Entries with chart source code
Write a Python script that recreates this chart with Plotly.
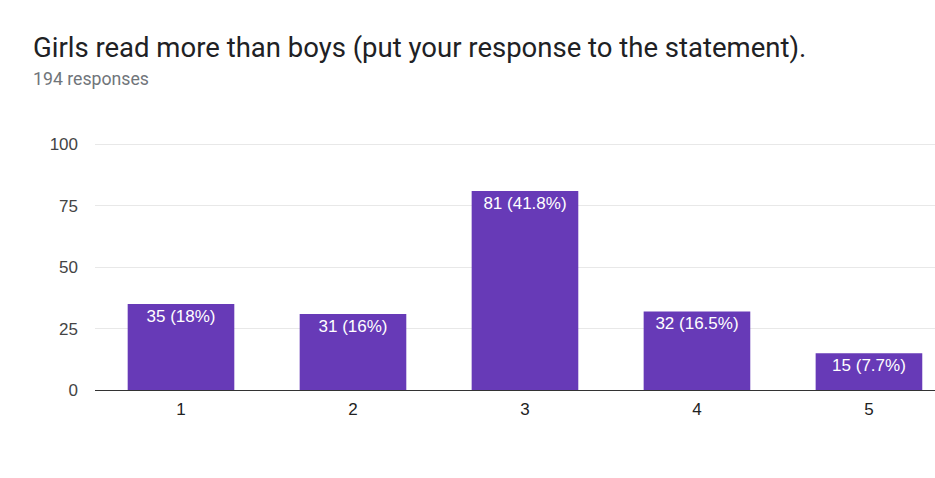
import plotly.graph_objects as go

categories = ["1", "2", "3", "4", "5"]
counts = [35, 31, 81, 32, 15]
labels = ["35 (18%)", "31 (16%)", "81 (41.8%)", "32 (16.5%)", "15 (7.7%)"]
y_ticks = [0, 25, 50, 75, 100]

x_pos = list(range(len(categories)))

fig = go.Figure()
fig.add_trace(go.Bar(
    x=x_pos, y=counts, text=labels,
    textposition="inside", insidetextanchor="end",
    textfont=dict(color="white", size=17, family="Liberation Sans, Arial"),
    marker=dict(color="#673ab7", line=dict(width=0)),
    width=0.62, hoverinfo="skip", cliponaxis=False,
))

fig.update_layout(
    width=935, height=478,
    margin=dict(l=95, r=0, t=142, b=88),
    paper_bgcolor="white", plot_bgcolor="white",
    showlegend=False,
    uniformtext=dict(minsize=8, mode=False),
    font=dict(family="Liberation Sans, Arial", size=17, color="#444"),
    xaxis=dict(
        range=[-0.5, 4.384], tickvals=x_pos, ticktext=categories,
        showgrid=False, showline=True, linecolor="#333", linewidth=1,
        ticks="", ticklabelstandoff=4,
        tickfont=dict(size=17, color="#222"), fixedrange=True,
    ),
    yaxis=dict(
        range=[0, 101], tickvals=y_ticks, showgrid=True, gridcolor="#e8e8e8",
        gridwidth=1, zeroline=False, showline=False, ticks="",
        ticklabelstandoff=16,
        tickfont=dict(size=17, color="#444"), fixedrange=True,
    ),
    annotations=[
        dict(text="Girls read more than boys (put your response to the statement).",
             x=31, y=478 - 48, xref="paper", yref="paper", showarrow=False,
             font=dict(family="Roboto", size=27.5, color="#202124"),
             xanchor="left", yanchor="middle"),
        dict(text="194 responses", x=31, y=478 - 79, xref="paper", yref="paper",
             showarrow=False, font=dict(family="Roboto", size=17.7, color="#70757a"),
             xanchor="left", yanchor="middle"),
    ],
)
# convert pixel positions to paper coordinates
plot_w = 935 - 95
plot_h = 478 - 142 - 88
for a in fig.layout.annotations:
    a.x = (a.x - 95) / plot_w
    a.y = (a.y - 88) / plot_h

fig.write_html("out.html")
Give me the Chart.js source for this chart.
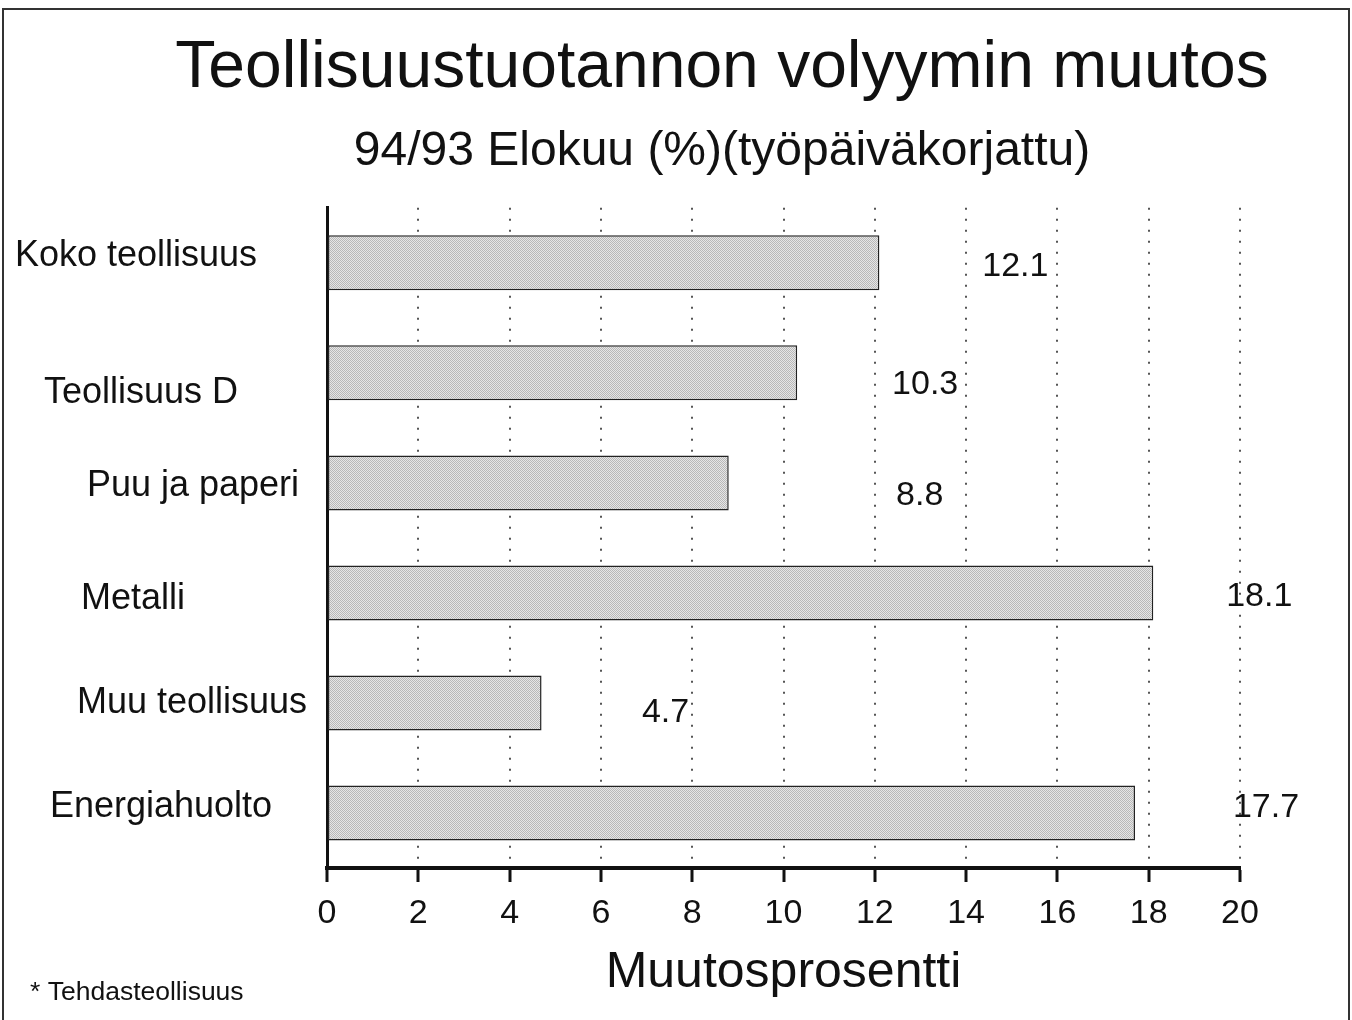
<!DOCTYPE html>
<html>
<head>
<meta charset="utf-8">
<script src="https://cdn.jsdelivr.net/npm/chart.js@4.4.1/dist/chart.umd.min.js"></script>
<style>
  html, body { margin: 0; padding: 0; background: #fff; }
  #wrap { position: relative; width: 1352px; height: 1020px; }
</style>
</head>
<body>
<div id="wrap"><canvas id="barChart" width="1352" height="1020"></canvas></div>
<script>
// Data
var categories = ['Koko teollisuus', 'Teollisuus D', 'Puu ja paperi', 'Metalli', 'Muu teollisuus', 'Energiahuolto'];
var values = [12.1, 10.3, 8.8, 18.1, 4.7, 17.7];
var xTickValues = [0, 2, 4, 6, 8, 10, 12, 14, 16, 18, 20];
var footnote = '* Tehdasteollisuus';

var FONT = "'Liberation Sans', Arial, Helvetica, sans-serif";

// where the labels sit (the scan places them by hand)
var catLabelPos = [[136, -7], [141, 20], [193, 3], [133, 6], [192, 0], [161, -6]]; // x centre, dy from bar centre
var valLabelPos = [[136, 4], [128, 12], [191, 13], [106, 4], [124, 10], [131, -5]];  // dx from bar end, dy

// halftone-ish bar fill
function makePattern() {
    var c = document.createElement('canvas');
    c.width = 2; c.height = 2;
    var g = c.getContext('2d');
    g.fillStyle = '#e6e6e6'; g.fillRect(0, 0, 2, 2);
    g.fillStyle = '#b8b8b8'; g.fillRect(0, 0, 1, 1); g.fillRect(1, 1, 1, 1);
    return g.createPattern(c, 'repeat');
}

var labelsPlugin = {
    id: 'labelsPlugin',
    afterDraw: function (chart) {
        var ctx = chart.ctx;
        var y = chart.scales.y;
        var x = chart.scales.x;
        ctx.save();
        ctx.fillStyle = '#111';
        ctx.textBaseline = 'middle';
        ctx.textAlign = 'center';
        ctx.font = '36px ' + FONT;
        categories.forEach(function (name, i) {
            var p = catLabelPos[i];
            ctx.fillText(name, p[0], y.getPixelForValue(i) + p[1]);
        });
        ctx.font = '34px ' + FONT;
        values.forEach(function (v, i) {
            var p = valLabelPos[i];
            ctx.fillText(v.toFixed(1), x.getPixelForValue(v) + p[0], y.getPixelForValue(i) + p[1]);
        });
        ctx.textAlign = 'left';
        ctx.font = '26.5px ' + FONT;
        ctx.fillText(footnote, 30, 993);
        // frame
        ctx.strokeStyle = '#333';
        ctx.lineWidth = 2;
        ctx.beginPath();
        ctx.moveTo(3, 1020); ctx.lineTo(3, 9); ctx.lineTo(1349, 9); ctx.lineTo(1349, 1020);
        ctx.stroke();
        ctx.restore();
    }
};

var barChart = new Chart(document.getElementById('barChart').getContext('2d'), {
    type: 'bar',
    data: {
        labels: categories,
        datasets: [{
            data: values,
            backgroundColor: makePattern(),
            borderColor: '#222',
            borderWidth: 1.5,
            borderSkipped: false,
            barPercentage: 0.5,
            categoryPercentage: 1
        }]
    },
    options: {
        indexAxis: 'y',
        responsive: false,
        animation: false,
        layout: { padding: { left: 92, right: 0, top: 29, bottom: 0 } },
        plugins: {
            legend: { display: false },
            tooltip: { enabled: false },
            title: {
                display: true,
                text: 'Teollisuustuotannon volyymin muutos',
                color: '#111',
                font: { family: FONT, size: 66, weight: 'normal', lineHeight: 1.2 },
                padding: { top: 0, bottom: 15 }
            },
            subtitle: {
                display: true,
                text: '94/93 Elokuu (%)(työpäiväkorjattu)',
                color: '#111',
                font: { family: FONT, size: 48, weight: 'normal', lineHeight: 1.2 },
                padding: { top: 0, bottom: 27 }
            }
        },
        scales: {
            x: {
                min: 0,
                max: 20,
                afterBuildTicks: function (scale) {
                    scale.ticks = xTickValues.map(function (v) { return { value: v }; });
                },
                afterFit: function (scale) { scale.height = 152; },
                grid: {
                    color: function (c) { return c.tick && c.tick.value === 0 ? 'rgba(0,0,0,0)' : '#555'; },
                    lineWidth: 2,
                    tickLength: 14,
                    tickColor: '#111',
                    tickWidth: 3,
                    tickBorderDash: [],
                    drawTicks: true
                },
                border: { display: true, color: '#111', width: 4, dash: [2, 9] },
                ticks: {
                    color: '#111',
                    padding: 11,
                    maxRotation: 0,
                    font: { family: FONT, size: 34 }
                },
                title: {
                    display: true,
                    text: 'Muutosprosentti',
                    color: '#111',
                    font: { family: FONT, size: 50 },
                    padding: { top: 0, bottom: 17 }
                }
            },
            y: {
                grid: { display: false },
                border: { display: true, color: '#111', width: 3 },
                ticks: { display: false },
                afterFit: function (scale) { scale.width = 235; }
            },
            yR: {
                type: 'linear',
                position: 'right',
                display: true,
                grid: { display: false },
                border: { display: false },
                ticks: { display: false },
                afterFit: function (scale) { scale.width = 112; }
            }
        }
    },
    plugins: [labelsPlugin]
});
</script>
</body>
</html>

**Task details:**
Verbatim reproduction of every record is required; images are left out.

**Task output:**
Write a Python script that recreates this chart with Plotly.
import plotly.graph_objects as go

categories = ["1", "2", "3", "4", "5"]
counts = [35, 31, 81, 32, 15]
labels = ["35 (18%)", "31 (16%)", "81 (41.8%)", "32 (16.5%)", "15 (7.7%)"]
y_ticks = [0, 25, 50, 75, 100]

x_pos = list(range(len(categories)))

fig = go.Figure()
fig.add_trace(go.Bar(
    x=x_pos, y=counts, text=labels,
    textposition="inside", insidetextanchor="end",
    textfont=dict(color="white", size=17, family="Liberation Sans, Arial"),
    marker=dict(color="#673ab7", line=dict(width=0)),
    width=0.62, hoverinfo="skip", cliponaxis=False,
))

fig.update_layout(
    width=935, height=478,
    margin=dict(l=95, r=0, t=142, b=88),
    paper_bgcolor="white", plot_bgcolor="white",
    showlegend=False,
    uniformtext=dict(minsize=8, mode=False),
    font=dict(family="Liberation Sans, Arial", size=17, color="#444"),
    xaxis=dict(
        range=[-0.5, 4.384], tickvals=x_pos, ticktext=categories,
        showgrid=False, showline=True, linecolor="#333", linewidth=1,
        ticks="", ticklabelstandoff=4,
        tickfont=dict(size=17, color="#222"), fixedrange=True,
    ),
    yaxis=dict(
        range=[0, 101], tickvals=y_ticks, showgrid=True, gridcolor="#e8e8e8",
        gridwidth=1, zeroline=False, showline=False, ticks="",
        ticklabelstandoff=16,
        tickfont=dict(size=17, color="#444"), fixedrange=True,
    ),
    annotations=[
        dict(text="Girls read more than boys (put your response to the statement).",
             x=31, y=478 - 48, xref="paper", yref="paper", showarrow=False,
             font=dict(family="Roboto", size=27.5, color="#202124"),
             xanchor="left", yanchor="middle"),
        dict(text="194 responses", x=31, y=478 - 79, xref="paper", yref="paper",
             showarrow=False, font=dict(family="Roboto", size=17.7, color="#70757a"),
             xanchor="left", yanchor="middle"),
    ],
)
# convert pixel positions to paper coordinates
plot_w = 935 - 95
plot_h = 478 - 142 - 88
for a in fig.layout.annotations:
    a.x = (a.x - 95) / plot_w
    a.y = (a.y - 88) / plot_h

fig.write_html("out.html")
Give me the Chart.js source for this chart.
<!DOCTYPE html>
<html>
<head>
<meta charset="utf-8">
<script src="https://cdn.jsdelivr.net/npm/chart.js@4.4.1/dist/chart.umd.min.js"></script>
<style>
  html, body { margin: 0; padding: 0; background: #fff; }
  #wrap { position: relative; width: 1352px; height: 1020px; }
</style>
</head>
<body>
<div id="wrap"><canvas id="barChart" width="1352" height="1020"></canvas></div>
<script>
// Data
var categories = ['Koko teollisuus', 'Teollisuus D', 'Puu ja paperi', 'Metalli', 'Muu teollisuus', 'Energiahuolto'];
var values = [12.1, 10.3, 8.8, 18.1, 4.7, 17.7];
var xTickValues = [0, 2, 4, 6, 8, 10, 12, 14, 16, 18, 20];
var footnote = '* Tehdasteollisuus';

var FONT = "'Liberation Sans', Arial, Helvetica, sans-serif";

// where the labels sit (the scan places them by hand)
var catLabelPos = [[136, -7], [141, 20], [193, 3], [133, 6], [192, 0], [161, -6]]; // x centre, dy from bar centre
var valLabelPos = [[136, 4], [128, 12], [191, 13], [106, 4], [124, 10], [131, -5]];  // dx from bar end, dy

// halftone-ish bar fill
function makePattern() {
    var c = document.createElement('canvas');
    c.width = 2; c.height = 2;
    var g = c.getContext('2d');
    g.fillStyle = '#e6e6e6'; g.fillRect(0, 0, 2, 2);
    g.fillStyle = '#b8b8b8'; g.fillRect(0, 0, 1, 1); g.fillRect(1, 1, 1, 1);
    return g.createPattern(c, 'repeat');
}

var labelsPlugin = {
    id: 'labelsPlugin',
    afterDraw: function (chart) {
        var ctx = chart.ctx;
        var y = chart.scales.y;
        var x = chart.scales.x;
        ctx.save();
        ctx.fillStyle = '#111';
        ctx.textBaseline = 'middle';
        ctx.textAlign = 'center';
        ctx.font = '36px ' + FONT;
        categories.forEach(function (name, i) {
            var p = catLabelPos[i];
            ctx.fillText(name, p[0], y.getPixelForValue(i) + p[1]);
        });
        ctx.font = '34px ' + FONT;
        values.forEach(function (v, i) {
            var p = valLabelPos[i];
            ctx.fillText(v.toFixed(1), x.getPixelForValue(v) + p[0], y.getPixelForValue(i) + p[1]);
        });
        ctx.textAlign = 'left';
        ctx.font = '26.5px ' + FONT;
        ctx.fillText(footnote, 30, 993);
        // frame
        ctx.strokeStyle = '#333';
        ctx.lineWidth = 2;
        ctx.beginPath();
        ctx.moveTo(3, 1020); ctx.lineTo(3, 9); ctx.lineTo(1349, 9); ctx.lineTo(1349, 1020);
        ctx.stroke();
        ctx.restore();
    }
};

var barChart = new Chart(document.getElementById('barChart').getContext('2d'), {
    type: 'bar',
    data: {
        labels: categories,
        datasets: [{
            data: values,
            backgroundColor: makePattern(),
            borderColor: '#222',
            borderWidth: 1.5,
            borderSkipped: false,
            barPercentage: 0.5,
            categoryPercentage: 1
        }]
    },
    options: {
        indexAxis: 'y',
        responsive: false,
        animation: false,
        layout: { padding: { left: 92, right: 0, top: 29, bottom: 0 } },
        plugins: {
            legend: { display: false },
            tooltip: { enabled: false },
            title: {
                display: true,
                text: 'Teollisuustuotannon volyymin muutos',
                color: '#111',
                font: { family: FONT, size: 66, weight: 'normal', lineHeight: 1.2 },
                padding: { top: 0, bottom: 15 }
            },
            subtitle: {
                display: true,
                text: '94/93 Elokuu (%)(työpäiväkorjattu)',
                color: '#111',
                font: { family: FONT, size: 48, weight: 'normal', lineHeight: 1.2 },
                padding: { top: 0, bottom: 27 }
            }
        },
        scales: {
            x: {
                min: 0,
                max: 20,
                afterBuildTicks: function (scale) {
                    scale.ticks = xTickValues.map(function (v) { return { value: v }; });
                },
                afterFit: function (scale) { scale.height = 152; },
                grid: {
                    color: function (c) { return c.tick && c.tick.value === 0 ? 'rgba(0,0,0,0)' : '#555'; },
                    lineWidth: 2,
                    tickLength: 14,
                    tickColor: '#111',
                    tickWidth: 3,
                    tickBorderDash: [],
                    drawTicks: true
                },
                border: { display: true, color: '#111', width: 4, dash: [2, 9] },
                ticks: {
                    color: '#111',
                    padding: 11,
                    maxRotation: 0,
                    font: { family: FONT, size: 34 }
                },
                title: {
                    display: true,
                    text: 'Muutosprosentti',
                    color: '#111',
                    font: { family: FONT, size: 50 },
                    padding: { top: 0, bottom: 17 }
                }
            },
            y: {
                grid: { display: false },
                border: { display: true, color: '#111', width: 3 },
                ticks: { display: false },
                afterFit: function (scale) { scale.width = 235; }
            },
            yR: {
                type: 'linear',
                position: 'right',
                display: true,
                grid: { display: false },
                border: { display: false },
                ticks: { display: false },
                afterFit: function (scale) { scale.width = 112; }
            }
        }
    },
    plugins: [labelsPlugin]
});
</script>
</body>
</html>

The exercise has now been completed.